Knox left in January 1559 to return to Scotland, but was delayed until May at Dieppe, where he acted as pastor to a French Reformed congregation, and then sailed to Leith. Knox had become a leading exponent of the propriety of using political and military leverage to resist an oppressive regime and depose rulers. He acted as the spiritual guide to several Scottish nobles and lairds who earlier had banded together to work for recognition of a reformed church, and who eventually undertook armed revolution against the Roman Catholic regent for the young queen. Throughout the summer of 1559, and into the winter, there were moments of triumph and also of defeatism. Knox was intrepid in admonishing his associates when they trusted in clever stratagems, rather than relying on God as their protector. After rebuking them, Knox would call them to press forward with renewed hope in God.

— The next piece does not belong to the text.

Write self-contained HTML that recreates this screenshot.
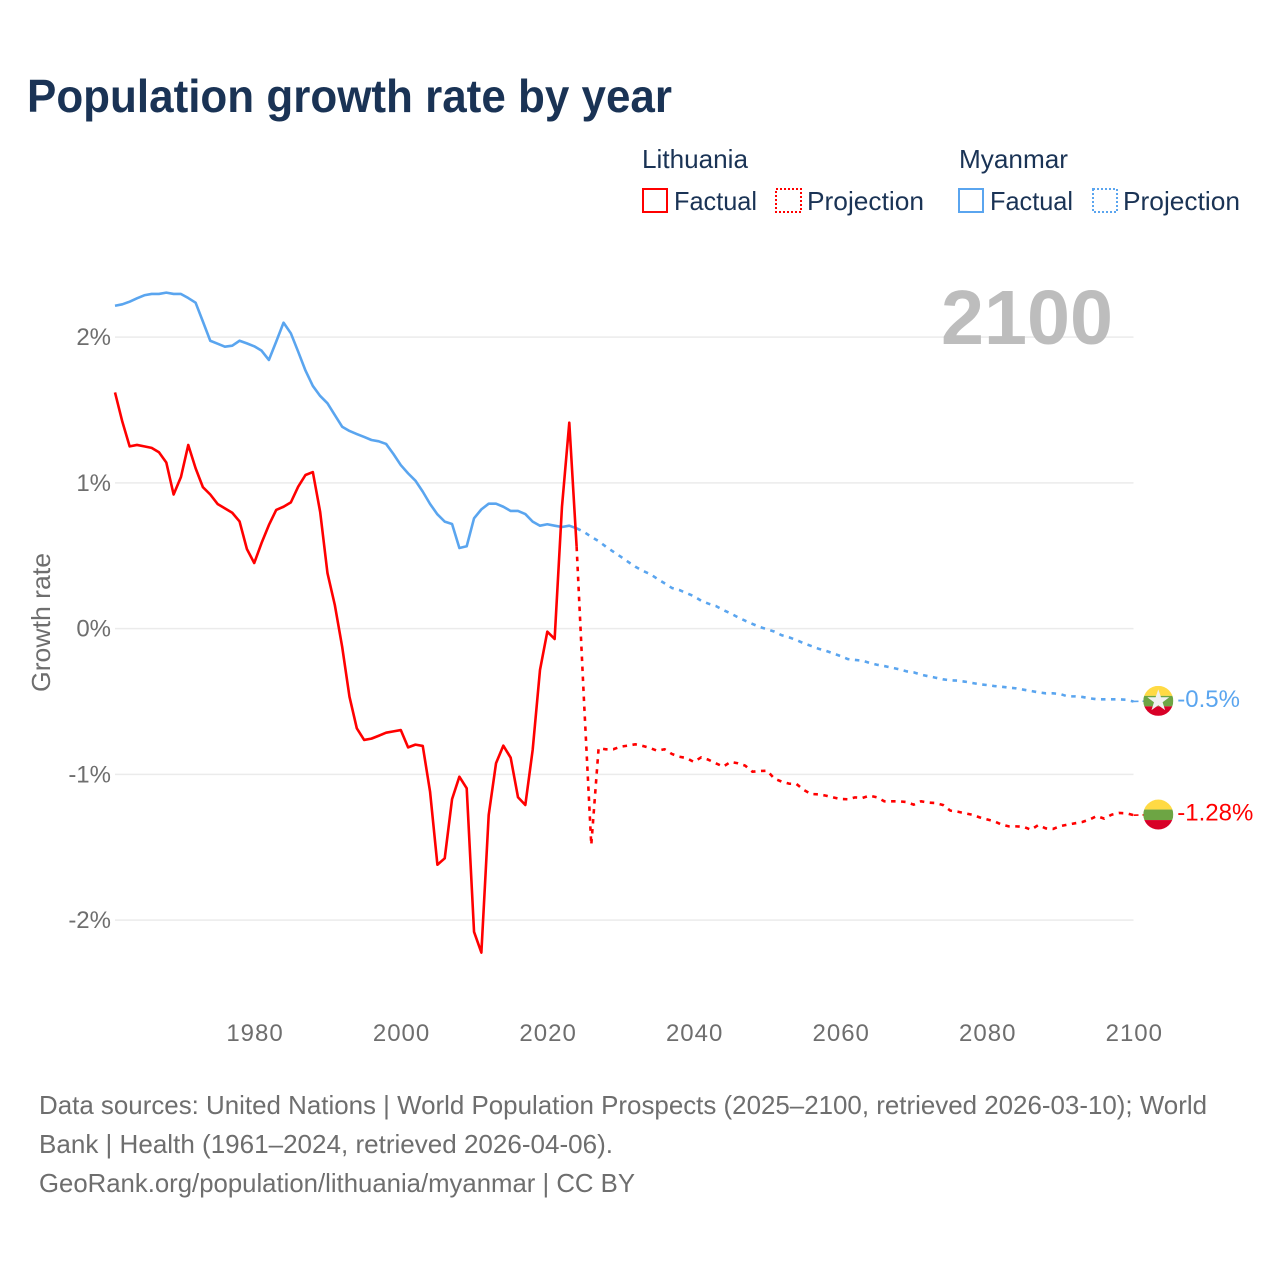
<!DOCTYPE html>
<html lang="en">
<head>
<meta charset="utf-8">
<title>Population growth rate by year</title>
<style>
html,body{margin:0;padding:0;background:#fff;}
svg{display:block;font-family:"Liberation Sans",sans-serif;}
.legend-text{font-size:26px;fill:#1a3355;}
.foot{font-size:26px;fill:#6e6e6e;}
</style>
</head>
<body>
<svg id="chart" xmlns="http://www.w3.org/2000/svg" width="1280" height="1280" viewBox="0 0 1280 1280">
  <rect width="1280" height="1280" fill="#ffffff"/>
  <text x="27" y="112" font-size="46" font-weight="700" fill="#1a3355" textLength="645" lengthAdjust="spacingAndGlyphs">Population growth rate by year</text>

  <g>
    <text class="legend-text" x="642" y="168" textLength="106" lengthAdjust="spacingAndGlyphs">Lithuania</text>
    <text class="legend-text" x="959" y="168" textLength="109" lengthAdjust="spacingAndGlyphs">Myanmar</text>
    <rect x="643" y="189" width="24" height="23" fill="none" stroke="#ff0000" stroke-width="2"/>
    <text class="legend-text" x="674" y="210" textLength="83" lengthAdjust="spacingAndGlyphs">Factual</text>
    <rect x="776" y="189" width="25" height="23" fill="none" stroke="#ff0000" stroke-width="2" stroke-dasharray="2 2"/>
    <text class="legend-text" x="807" y="210" textLength="117" lengthAdjust="spacingAndGlyphs">Projection</text>
    <rect x="959" y="189" width="24" height="23" fill="none" stroke="#5aa5ef" stroke-width="2"/>
    <text class="legend-text" x="990" y="210" textLength="83" lengthAdjust="spacingAndGlyphs">Factual</text>
    <rect x="1093" y="189" width="24" height="23" fill="none" stroke="#5aa5ef" stroke-width="2" stroke-dasharray="2 2"/>
    <text class="legend-text" x="1123" y="210" textLength="117" lengthAdjust="spacingAndGlyphs">Projection</text>
  </g>

  <text transform="translate(50,692) rotate(-90)" font-size="26" fill="#6e6e6e" textLength="139" lengthAdjust="spacingAndGlyphs">Growth rate</text>
  <g id="grid"></g>
  <g id="yticks"></g>
  <g id="xticks"></g>
  <text x="941" y="344" font-size="77" font-weight="700" fill="#bdbdbd" textLength="172" lengthAdjust="spacingAndGlyphs">2100</text>
  <g id="series"></g>
  <g id="ends"></g>

  <g>
    <text class="foot" x="39" y="1114" textLength="1168" lengthAdjust="spacingAndGlyphs">Data sources: United Nations | World Population Prospects (2025–2100, retrieved 2026-03-10); World</text>
    <text class="foot" x="39" y="1153" textLength="574" lengthAdjust="spacingAndGlyphs">Bank | Health (1961–2024, retrieved 2026-04-06).</text>
    <text class="foot" x="39" y="1192" textLength="596" lengthAdjust="spacingAndGlyphs">GeoRank.org/population/lithuania/myanmar | CC BY</text>
  </g>
</svg>
<script>
const factualStartYear = 1961;
const projectionStartYear = 2024;
const yTickValues = [-2, -1, 0, 1, 2];
const yTickLabels = ['-2%', '-1%', '0%', '1%', '2%'];
const xTickValues = [1980, 2000, 2020, 2040, 2060, 2080, 2100];
const lithuaniaEndLabel = '-1.28%';
const myanmarEndLabel = '-0.5%';

const lithuaniaFactual = [
1.62,1.42,1.25,1.26,1.25,1.24,1.21,1.14,0.92,1.04,
1.26,1.10,0.97,0.92,0.855,0.825,0.795,0.735,0.546,0.45,
0.587,0.71,0.814,0.836,0.866,0.974,1.054,1.074,0.80,0.38,
0.162,-0.124,-0.467,-0.684,-0.764,-0.755,-0.735,-0.714,-0.705,-0.696,
-0.815,-0.796,-0.805,-1.12,-1.62,-1.576,-1.17,-1.016,-1.096,-2.08,
-2.223,-1.279,-0.924,-0.803,-0.886,-1.157,-1.21,-0.833,-0.284,-0.021,
-0.071,0.836,1.413,0.562];

const lithuaniaProjection = [
0.562,-0.49,-1.484,-0.821,-0.828,-0.828,-0.81,-0.803,-0.794,-0.805,
-0.819,-0.838,-0.828,-0.86,-0.879,-0.888,-0.915,-0.883,-0.90,-0.924,
-0.947,-0.915,-0.924,-0.94,-0.982,-0.977,-0.975,-1.03,-1.05,-1.064,
-1.066,-1.107,-1.135,-1.137,-1.146,-1.158,-1.169,-1.171,-1.158,-1.162,
-1.146,-1.158,-1.185,-1.185,-1.185,-1.19,-1.208,-1.185,-1.194,-1.197,
-1.21,-1.249,-1.256,-1.267,-1.277,-1.295,-1.309,-1.322,-1.345,-1.357,
-1.357,-1.36,-1.38,-1.348,-1.37,-1.375,-1.355,-1.345,-1.336,-1.327,
-1.31,-1.286,-1.304,-1.277,-1.265,-1.267,-1.28];

const myanmarFactual = [
2.215,2.225,2.243,2.266,2.287,2.296,2.296,2.305,2.296,2.296,
2.268,2.236,2.106,1.975,1.955,1.934,1.941,1.975,1.957,1.937,
1.907,1.843,1.969,2.099,2.026,1.90,1.77,1.665,1.596,1.546,
1.465,1.385,1.356,1.335,1.315,1.294,1.285,1.267,1.198,1.122,
1.065,1.015,0.94,0.855,0.784,0.734,0.718,0.553,0.565,0.757,
0.818,0.857,0.857,0.836,0.807,0.807,0.786,0.734,0.706,0.716,
0.706,0.697,0.706,0.688];

const myanmarProjection = [
0.688,0.663,0.63,0.60,0.562,0.528,0.494,0.459,0.425,0.397,
0.375,0.342,0.311,0.279,0.265,0.244,0.222,0.191,0.171,0.155,
0.128,0.105,0.078,0.054,0.032,0.011,-0.005,-0.021,-0.046,-0.06,
-0.078,-0.101,-0.119,-0.138,-0.152,-0.17,-0.188,-0.209,-0.215,-0.22,
-0.236,-0.248,-0.257,-0.268,-0.279,-0.293,-0.30,-0.316,-0.327,-0.337,
-0.348,-0.355,-0.357,-0.364,-0.373,-0.382,-0.387,-0.394,-0.399,-0.405,
-0.41,-0.419,-0.428,-0.437,-0.444,-0.444,-0.449,-0.465,-0.465,-0.469,
-0.478,-0.485,-0.485,-0.485,-0.485,-0.488,-0.50];

const NS = 'http://www.w3.org/2000/svg';
const plotLeft = 115, plotRight = 1133.5, firstYear = 1961, lastYear = 2100;
function xScale(year) { return plotLeft + (year - firstYear) * (plotRight - plotLeft) / (lastYear - firstYear); }
function yScale(v) { return 628.6 - 145.75 * v; }
function make(tag, attrs, parent) {
  const el = document.createElementNS(NS, tag);
  for (const k in attrs) el.setAttribute(k, attrs[k]);
  parent.appendChild(el);
  return el;
}
function linePath(values, startYear) {
  return values.map((v, i) => (i ? 'L' : 'M') + xScale(startYear + i).toFixed(2) + ' ' + yScale(v).toFixed(2)).join(' ');
}

const grid = document.getElementById('grid');
const yticks = document.getElementById('yticks');
const xticks = document.getElementById('xticks');
const series = document.getElementById('series');
const ends = document.getElementById('ends');

yTickValues.forEach((v, i) => {
  const g = make('line', {x1: plotLeft, x2: plotRight, y1: yScale(v), y2: yScale(v), stroke: '#ebebeb', 'stroke-width': 1.5}, grid);
  
  
  const t = make('text', {x: 111, y: yScale(v) + 8, 'text-anchor': 'end', 'font-size': 24, fill: '#6e6e6e'}, yticks);
  
  
  t.textContent = yTickLabels[i];
});

xTickValues.forEach((year) => {
  const t = make('text', {x: xScale(year) + 0.8, y: 1041, 'text-anchor': 'middle', 'font-size': 24, 'letter-spacing': 1, fill: '#6e6e6e'}, xticks);
  
  
  t.textContent = year;
});

function drawSeries(values, startYear, color, dashed, name) {
  const attrs = {d: linePath(values, startYear), fill: 'none', stroke: color, 'stroke-width': 2.6, 'stroke-linejoin': 'round'};
  if (dashed) attrs['stroke-dasharray'] = '4.5 5.5';
  const p = make('path', attrs, series);
  
  
}
drawSeries(myanmarFactual, factualStartYear, '#5aa5ef', false, 'myanmar-factual-line');
drawSeries(myanmarProjection, projectionStartYear, '#5aa5ef', true, 'myanmar-projection-line');
drawSeries(lithuaniaFactual, factualStartYear, '#ff0000', false, 'lithuania-factual-line');
drawSeries(lithuaniaProjection, projectionStartYear, '#ff0000', true, 'lithuania-projection-line');

function drawEnd(lastValue, color, label, key, withStar) {
  const cy = yScale(lastValue) - 0.6;
  const cx = plotRight + 24.8;
  const conn = make('line', {x1: plotRight, x2: cx, y1: yScale(lastValue), y2: cy, stroke: color, 'stroke-width': 1.6, 'stroke-dasharray': '5 4'}, ends);
  
  
  const g = make('g', {transform: 'translate(' + cx + ',' + cy + ')'}, ends);
  
  
  const clipId = 'clip-' + key;
  const clip = make('clipPath', {id: clipId}, g);
  make('circle', {r: 15}, clip);
  const bands = make('g', {'clip-path': 'url(#' + clipId + ')'}, g);
  make('rect', {x: -15, y: -15, width: 30, height: 10, fill: '#ffda44'}, bands);
  make('rect', {x: -15, y: -5, width: 30, height: 10.5, fill: '#6da544'}, bands);
  make('rect', {x: -15, y: 5.5, width: 30, height: 9.5, fill: '#d80027'}, bands);
  if (withStar) {
    const star = make('polygon', {points: '0,-11.5 2.7,-3.6 11,-3.6 4.3,1.4 6.8,9.3 0,4.4 -6.8,9.3 -4.3,1.4 -11,-3.6 -2.7,-3.6', fill: '#f0f0f0'}, g);
    
    
  }
  const t = make('text', {x: cx + 19, y: cy + 6, 'font-size': 24, fill: color}, ends);
  
  
  t.textContent = label;
}
drawEnd(myanmarProjection[myanmarProjection.length - 1], '#5aa5ef', myanmarEndLabel, 'myanmar', true);
drawEnd(lithuaniaProjection[lithuaniaProjection.length - 1], '#ff0000', lithuaniaEndLabel, 'lithuania', false);
</script>
</body>
</html>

The English ambassador reported of Knox’s preaching at such times, ‘The voice of one man is able in one hour to put more life in us than five hundred trumpets continually blustering in our ears’. The struggle consumed Knox, who wrote in December:

I have read the cares and temptations of Moses, and sometimes I supposed myself to be well practiced in such dangerous battles. But alas! I now perceive that all my practice before was but mere speculation; for one day of troubles since my last arrival in Scotland hath more pierced my heart than all the torments of the galleys did the space of nineteen months; for that torment, for the most part, did touch the body, but this pierces the soul and inward affections.

The Reformation🔗

When a parliament gathered in August 1560, it abolished papal authority in Scotland, outlawed the mass, and embraced a confession of faith written by Knox and others. Knox was settled as a minister at St Giles, Edinburgh. At the close of the year, the young Mary Queen of Scots suffered the death of her husband, the king of France, and returned to Scotland. About the same time, Knox as well lost his spouse, who died at the age of 24, leaving him with two sons. Calvin wrote to console him. ‘Farewell, excellent sir and brother, worthy of the heart’s affection. Your widowhood is to me grief and bitterness, as it ought to be. You found a wife whose like is not found everywhere; but as you have rightly learned whence consolation in sorrow is to be sought, I doubt not that you bear this calamity with patience’. Knox remarried four years later. The next years were a further contest to ensure that the Protestant cause would hold on until it had taken root, and to safeguard what had been gained. Although a Protestant council governed the country, it allowed Mary to maintain the mass in her chapel. This was the cause of tension between the council and the church’s ministers. Knox in particular was alarmed. Mary also contrived that the financial resources of the church would be allocated largely to those who had held office in the pre-Reformation church, with the remaining third of the patrimony being divided between the lavish expenses of her court and the support of impoverished Reformed ministers. Knox, who in conversation with the queen withstood her demands, was discouraged by the pragmatic accommodations to her by many of the Protestant nobility. Mary eventually undermined her own credibility, by marriage to a man who was suspected of involvement in the murder of her previous husband, and she was forced to abdicate the throne in 1567.

Death🔗

Knox lived on until November 24, 1572, already an old man at age 58. In his later years he felt deeply the vanity of temporal affairs, and referred to ‘this my churlish nature, for the most part oppressed with melancholy’. James Melville, a student at St. Andrews, often heard the great man’s preaching about a year before the close of his life. ‘I had my pen and my little book, and took away such things as I could comprehend. In the opening up of his text he was moderate the space of an half hour; but when he entered to application, he made me so to shudder and tremble, that I could not hold a pen to write’. At the end of his days, so feeble was Knox outside the pulpit that he had to be lifted into it by two men, ‘where he behooved to lean at his first entry; but ere he had done with his sermon, he was so active and vigorous that he was like to ding that pulpit in blads, and fly out of it!’ When he was laid in the grave, the Earl of Morton said of him,

Here lieth a man who in his life never feared the face of man: who hath been often threatened with pistol and dagger, but yet hath ended his days in peace and honour. For he had God’s providence watching over him in a special manner, when his very life was sought.